STATED PROBLEM: Quote, line for line, the entries from the first through the one containing "const guideT = [4.89, 6.98, 9.06];". Pictures are left out.

── GIVEN RECORDS ──

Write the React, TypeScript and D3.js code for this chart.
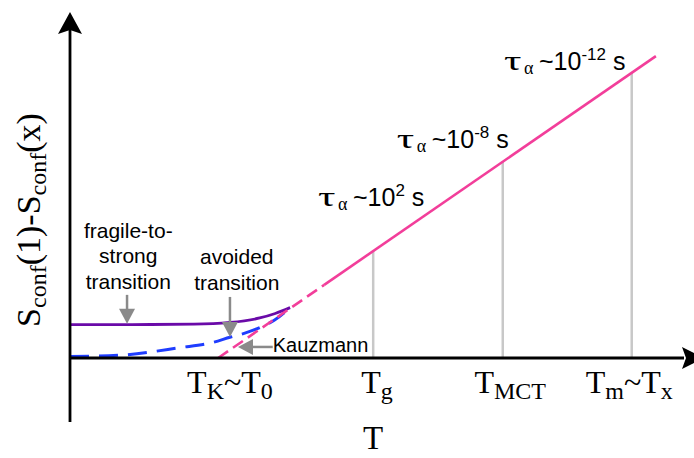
import React from "react";
import * as d3 from "d3";

// ---- data (abstract units: T along x, S along y) ----
const pinkT = [2.39, 4.1, 9.45];
const pinkS = [0, 2.12, 8.75];

const purpleT = [0, 1.0, 2.0, 2.58, 3.06, 3.31, 3.55];
const purpleS = [0.97, 0.97, 0.98, 1.03, 1.16, 1.29, 1.46];

const blueT = [0, 0.8, 1.77, 2.3, 2.58, 2.82, 3.06, 3.3, 3.55];
const blueS = [0.04, 0.08, 0.3, 0.45, 0.6, 0.72, 0.88, 1.1, 1.46];

const guideT = [4.89, 6.98, 9.06];

const tickT = [2.58, 4.95, 7.1, 9.02];
const tickMain = ["T", "T", "T", "T"];
const tickSub = ["K", "g", "MCT", "m"];
const tickTail = ["~T", "", "", "~T"];
const tickTailSub = ["0", "", "", "x"];

const tauT = [4.0, 5.27, 7.0];
const tauS = [4.41, 6.09, 8.35];
const tauExp = ["2", "-8", "-12"];

const W = 694;
const H = 458;

export default function App() {
  const x = d3.scaleLinear().domain([0, 10]).range([70, 690]);
  const y = d3.scaleLinear().domain([0, 10]).range([358, 13]);
  const pinkFn = d3.scaleLinear().domain([pinkT[0], pinkT[2]]).range([pinkS[0], pinkS[2]]);

  const curve = d3
    .line<[number, number]>()
    .x((d) => x(d[0]))
    .y((d) => y(d[1]))
    .curve(d3.curveMonotoneX);
  const straight = d3
    .line<[number, number]>()
    .x((d) => x(d[0]))
    .y((d) => y(d[1]));

  const purple = curve(purpleT.map((t, i) => [t, purpleS[i]] as [number, number])) || "";
  const blue = curve(blueT.map((t, i) => [t, blueS[i]] as [number, number])) || "";
  const pinkDash = straight([[pinkT[0], pinkS[0]], [pinkT[1], pinkS[1]]]) || "";
  const pinkSolid = straight([[pinkT[1], pinkS[1]], [pinkT[2], pinkS[2]]]) || "";

  const axisY = y(0);
  const axisX = x(0);
  const gray = "#8a8a8a";
  const sans = "'Liberation Sans', Arial, sans-serif";
  const serif = "'Liberation Serif', 'Times New Roman', serif";

  const vArrow = (t: number, s0: number, s1: number) => {
    const px = x(t), y0 = y(s0), y1 = y(s1);
    return (
      <g>
        <line x1={px} x2={px} y1={y0} y2={y1 - 13} stroke={gray} strokeWidth={2.5} />
        <path d={`M${px},${y1} L${px - 8},${y1 - 15} L${px + 8},${y1 - 15} Z`} fill={gray} />
      </g>
    );
  };

  return (
    <svg width={W} height={H} style={{ position: "absolute", left: 0, top: 0, background: "#fff" }}>
      <rect width={W} height={H} fill="#fff" />
      {/* guide lines */}
      {guideT.map((t, i) => (
        <line key={i} x1={x(t)} x2={x(t)} y1={axisY} y2={y(pinkFn(t))} stroke="#c8c8c8" strokeWidth={2.5} />
      ))}
      {/* curves */}
      <path d={blue} fill="none" stroke="#1f3dff" strokeWidth={3} strokeDasharray="19 10" />
      <path d={purple} fill="none" stroke="#6a0aa8" strokeWidth={2.8} />
      <path d={pinkDash} fill="none" stroke="#f23e9a" strokeWidth={2.6} strokeDasharray="12 6" />
      <path d={pinkSolid} fill="none" stroke="#f23e9a" strokeWidth={2.6} />

      {/* axes */}
      <line x1={axisX} x2={axisX} y1={422} y2={28} stroke="#000" strokeWidth={2.8} />
      <path d={`M${axisX},12 L${axisX - 12},34 L${axisX},30 L${axisX + 12},34 Z`} fill="#000" />
      <line x1={axisX} x2={684} y1={axisY} y2={axisY} stroke="#000" strokeWidth={2.8} />
      <path d={`M704,${axisY} L682,${axisY - 11} L686,${axisY} L682,${axisY + 11} Z`} fill="#000" />

      {/* tick labels */}
      {tickT.map((t, i) => (
        <text key={i} x={x(t)} y={axisY + 35} textAnchor="middle" fontFamily={serif} fontSize={32} fill="#000">
          {tickMain[i]}
          <tspan fontSize={24} dy={6}>{tickSub[i]}</tspan>
          {tickTail[i] ? (
            <>
              <tspan fontSize={32} dy={-6}>{tickTail[i]}</tspan>
              <tspan fontSize={24} dy={6}>{tickTailSub[i]}</tspan>
            </>
          ) : null}
        </text>
      ))}
      {/* axis titles */}
      <text x={373} y={449} textAnchor="middle" fontFamily={serif} fontSize={33} fill="#000">T</text>
      <text transform="translate(40,220) rotate(-90)" textAnchor="middle" fontFamily={serif} fontSize={34} fill="#000">
        S<tspan fontSize={24} dy={6}>conf</tspan>
        <tspan dy={-6}>(1)-S</tspan>
        <tspan fontSize={24} dy={6}>conf</tspan>
        <tspan dy={-6}>(x)</tspan>
      </text>

      {/* tau labels */}
      {tauT.map((t, i) => (
        <g key={i} transform={`translate(${x(t)},${y(tauS[i])})`}>
          <text x={0} y={0} fontFamily={serif} fontSize={28} fill="#000" transform="scale(1.55,1)">τ</text>
          <text x={20} y={4} fontFamily={serif} fontSize={18} fill="#000">α</text>
          <text x={35} y={0} fontFamily={sans} fontSize={25} fill="#000">
            ~10<tspan fontSize={17} dy={-10}>{tauExp[i]}</tspan>
            <tspan fontSize={25} dy={10}> s</tspan>
          </text>
        </g>
      ))}

      {/* annotations */}
      <g fontFamily={sans} fontSize={21} fill="#000" textAnchor="middle">
        <text x={x(0.94)} y={y(3.48)}>fragile-to-</text>
        <text x={x(0.94)} y={y(2.75)}>strong</text>
        <text x={x(0.94)} y={y(2.0)}>transition</text>
        <text x={x(2.69)} y={y(2.72)}>avoided</text>
        <text x={x(2.69)} y={y(1.97)}>transition</text>
        <text x={x(3.27)} y={y(0.17)} textAnchor="start" fontSize={20}>Kauzmann</text>
      </g>
      {vArrow(0.92, 1.83, 0.99)}
      {vArrow(2.58, 1.77, 0.61)}
      <g>
        <line x1={x(3.27)} x2={x(2.71) + 13} y1={y(0.32)} y2={y(0.32)} stroke={gray} strokeWidth={2.5} />
        <path
          d={`M${x(2.71)},${y(0.32)} L${x(2.71) + 15},${y(0.32) - 8} L${x(2.71) + 15},${y(0.32) + 8} Z`}
          fill={gray}
        />
      </g>
    </svg>
  );
}
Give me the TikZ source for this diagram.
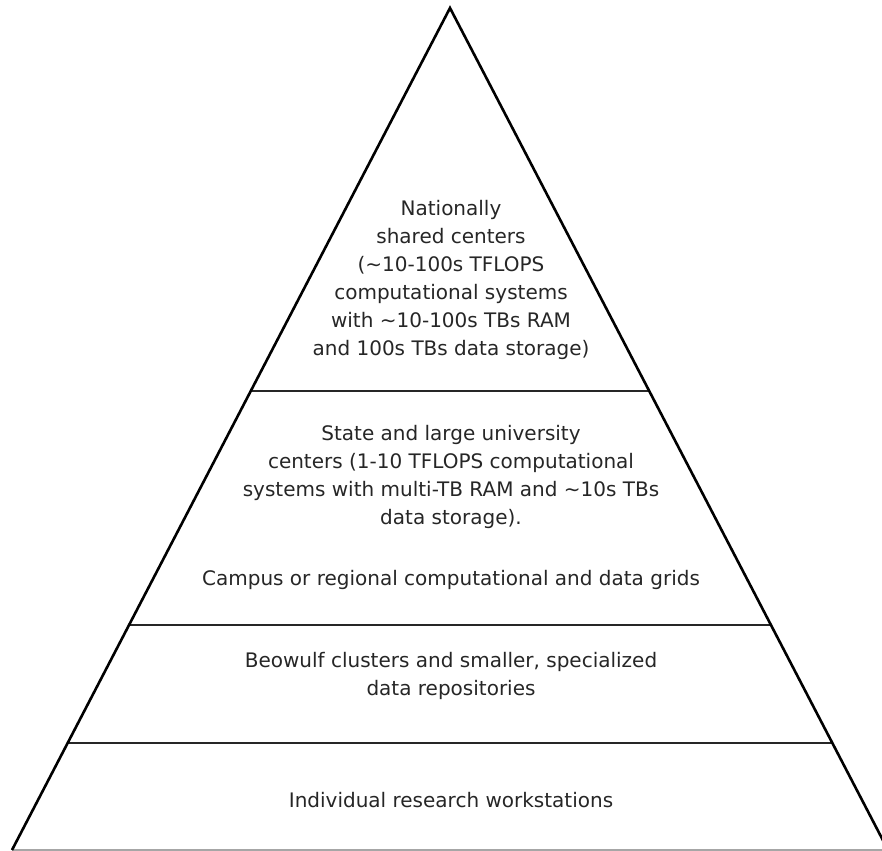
\documentclass[tikz,border=0pt]{standalone}
\usepackage{fontspec}
\setmainfont{DejaVu Sans}
\usetikzlibrary{calc}
\tikzset{
  side/.style={line width=2.6bp, black, line join=miter},
  divider/.style={line width=2.6bp, black!85},
  label/.style={align=center, text=black!85, inner sep=0pt,
    font=\fontsize{20bp}{28bp}\selectfont},
}
\begin{document}
\begin{tikzpicture}[x=1bp,y=-1bp]
\useasboundingbox (0,0) rectangle (882,851);
\clip (0,0) rectangle (882,851);
\coordinate (A) at (450,8);
\coordinate (L) at (12,850);
\coordinate (R) at (888,850);
% dividers
\foreach \f/\n in {0.4549/a,0.7328/b,0.8729/c}{
  \coordinate (l\n) at ($(A)!\f!(L)$);
  \coordinate (r\n) at ($(A)!\f!(R)$);
  \draw[divider] (l\n) -- (r\n);
}
\draw[line width=2bp, black!35] (L) -- (R);
\draw[side] (L) -- (A) -- (R);
% labels
\node[label] (t1) at (451,280) {Nationally\\shared centers\\(\textasciitilde10-100s TFLOPS\\computational systems\\with \textasciitilde10-100s TBs RAM\\and 100s TBs data storage)};
\node[label] (t2) at (451,477) {State and large university\\centers (1-10 TFLOPS computational\\systems with multi-TB RAM and \textasciitilde10s TBs\\data storage).};
\node[label] (t3) at (451,580) {Campus or regional computational and data grids};
\node[label] (t4) at (451,676) {Beowulf clusters and smaller, specialized\\data repositories};
\node[label] (t5) at (451,800) {Individual research workstations};
\end{tikzpicture}
\end{document}
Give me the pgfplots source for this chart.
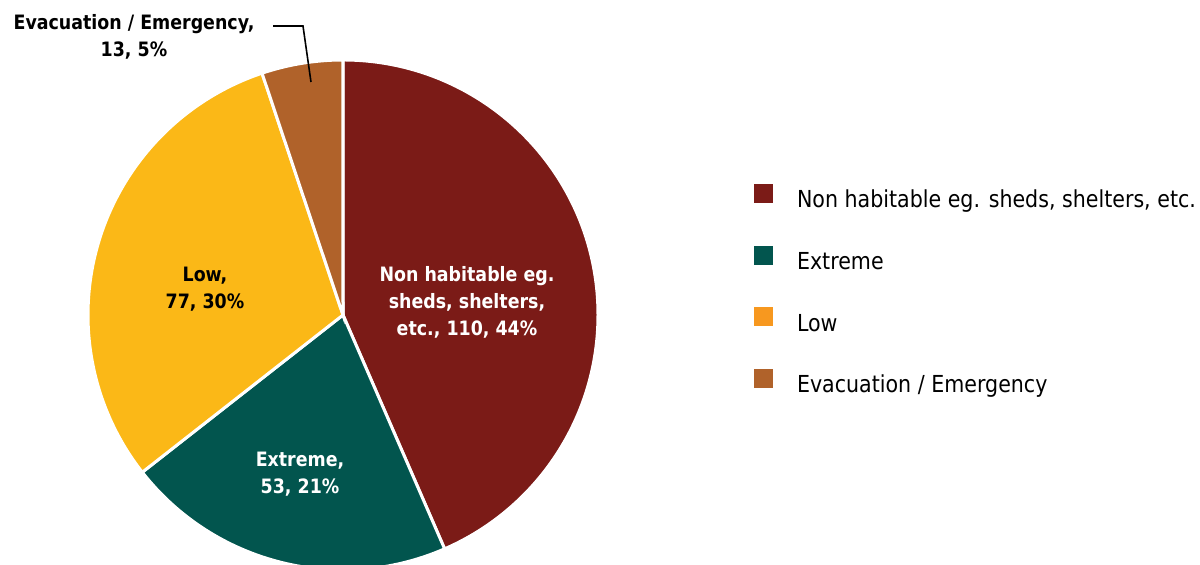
\documentclass[border=0pt]{standalone}
\usepackage{pgfplots}
\pgfplotsset{compat=1.18}
\usepackage{pgfplotstable}
\usepackage{fontspec}
\setmainfont{DejaVu Sans}[FakeStretch=0.88]
\definecolor{cNon}{HTML}{7B1B17}
\definecolor{cExt}{HTML}{02554E}
\definecolor{cLow}{HTML}{FBB817}
\definecolor{cLowLeg}{HTML}{F7981F}
\definecolor{cEva}{HTML}{B0622A}
\pgfplotsset{sq/.style={legend image code/.code={\fill[##1] (0pt,-0.6pt) rectangle (9.5pt,8.9pt);}}}

\pgfplotstableread{
category value
NonHabitable 110
Extreme 53
Low 77
Evacuation 13
}\piedata

\begin{document}
\begin{tikzpicture}
\pgfplotstablegetelem{0}{value}\of\piedata \pgfmathsetmacro\vA{\pgfplotsretval}
\pgfplotstablegetelem{1}{value}\of\piedata \pgfmathsetmacro\vB{\pgfplotsretval}
\pgfplotstablegetelem{2}{value}\of\piedata \pgfmathsetmacro\vC{\pgfplotsretval}
\pgfplotstablegetelem{3}{value}\of\piedata \pgfmathsetmacro\vD{\pgfplotsretval}
\pgfmathsetmacro\total{\vA+\vB+\vC+\vD}
\pgfmathsetmacro\aA{90}
\pgfmathsetmacro\aB{\aA-360*(\vA/\total)}
\pgfmathsetmacro\aC{\aB-360*(\vB/\total)}
\pgfmathsetmacro\aD{\aC-360*(\vC/\total)}
\pgfmathsetmacro\aE{\aD-360*(\vD/\total)}
\def\cx{343}\def\cy{250}\def\R{255}
\begin{axis}[
  x=0.5pt, y=0.5pt, xmin=0, xmax=1200, ymin=0, ymax=565,
  hide axis, clip=false,
  legend cell align=left,
  legend style={draw=none, fill=none, inner sep=0pt, outer sep=0pt,
    at={(axis cs:754,381.2)}, anchor=north west,
    column sep=12pt, row sep=16pt,
    nodes={inner sep=0pt, text height=9pt, text depth=3pt},
    font=\fontsize{11.7pt}{13pt}\selectfont},
]
\addlegendimage{sq, fill=cNon, draw=none}
\addlegendentry{Non habitable eg. sheds, shelters, etc.}
\addlegendimage{sq, fill=cExt, draw=none}
\addlegendentry{Extreme}
\addlegendimage{sq, fill=cLowLeg, draw=none}
\addlegendentry{Low}
\addlegendimage{sq, fill=cEva, draw=none}
\addlegendentry{Evacuation / Emergency}

\filldraw[fill=cNon, draw=white, line width=1.5pt] (axis cs:\cx,\cy) -- (axis cs:{\cx+\R*cos(\aA)},{\cy+\R*sin(\aA)}) arc[start angle=\aA, end angle=\aB, radius=127.5pt] -- cycle;
\filldraw[fill=cExt, draw=white, line width=1.5pt] (axis cs:\cx,\cy) -- (axis cs:{\cx+\R*cos(\aB)},{\cy+\R*sin(\aB)}) arc[start angle=\aB, end angle=\aC, radius=127.5pt] -- cycle;
\filldraw[fill=cLow, draw=white, line width=1.5pt] (axis cs:\cx,\cy) -- (axis cs:{\cx+\R*cos(\aC)},{\cy+\R*sin(\aC)}) arc[start angle=\aC, end angle=\aD, radius=127.5pt] -- cycle;
\filldraw[fill=cEva, draw=white, line width=1.5pt] (axis cs:\cx,\cy) -- (axis cs:{\cx+\R*cos(\aD)},{\cy+\R*sin(\aD)}) arc[start angle=\aD, end angle=\aE, radius=127.5pt] -- cycle;

\begin{scope}[font=\fontsize{9.9pt}{13.5pt}\selectfont\bfseries]
\node[align=center, text=white] at (axis cs:467,262.5) {Non habitable eg.\\sheds, shelters,\\etc., 110, 44\%};
\node[align=center, text=white] at (axis cs:300,91) {Extreme,\\53, 21\%};
\node[align=center, text=black] at (axis cs:205,275.5) {Low,\\77, 30\%};
\node[align=center, text=black] at (axis cs:134,528) {Evacuation / Emergency,\\13, 5\%};
\end{scope}
\draw[black, line width=0.8pt] (axis cs:273,539) -- (axis cs:303,539) -- (axis cs:311,483);
\end{axis}
\pgfresetboundingbox
\path (0,0) rectangle (600pt,282.5pt);
\end{tikzpicture}
\end{document}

───

SOLUTION TO THE EXERCISE:
Write the React, TypeScript and D3.js code for this chart.
import React from "react";
import * as d3 from "d3";

// ---- data (abstract units: T along x, S along y) ----
const pinkT = [2.39, 4.1, 9.45];
const pinkS = [0, 2.12, 8.75];

const purpleT = [0, 1.0, 2.0, 2.58, 3.06, 3.31, 3.55];
const purpleS = [0.97, 0.97, 0.98, 1.03, 1.16, 1.29, 1.46];

const blueT = [0, 0.8, 1.77, 2.3, 2.58, 2.82, 3.06, 3.3, 3.55];
const blueS = [0.04, 0.08, 0.3, 0.45, 0.6, 0.72, 0.88, 1.1, 1.46];

const guideT = [4.89, 6.98, 9.06];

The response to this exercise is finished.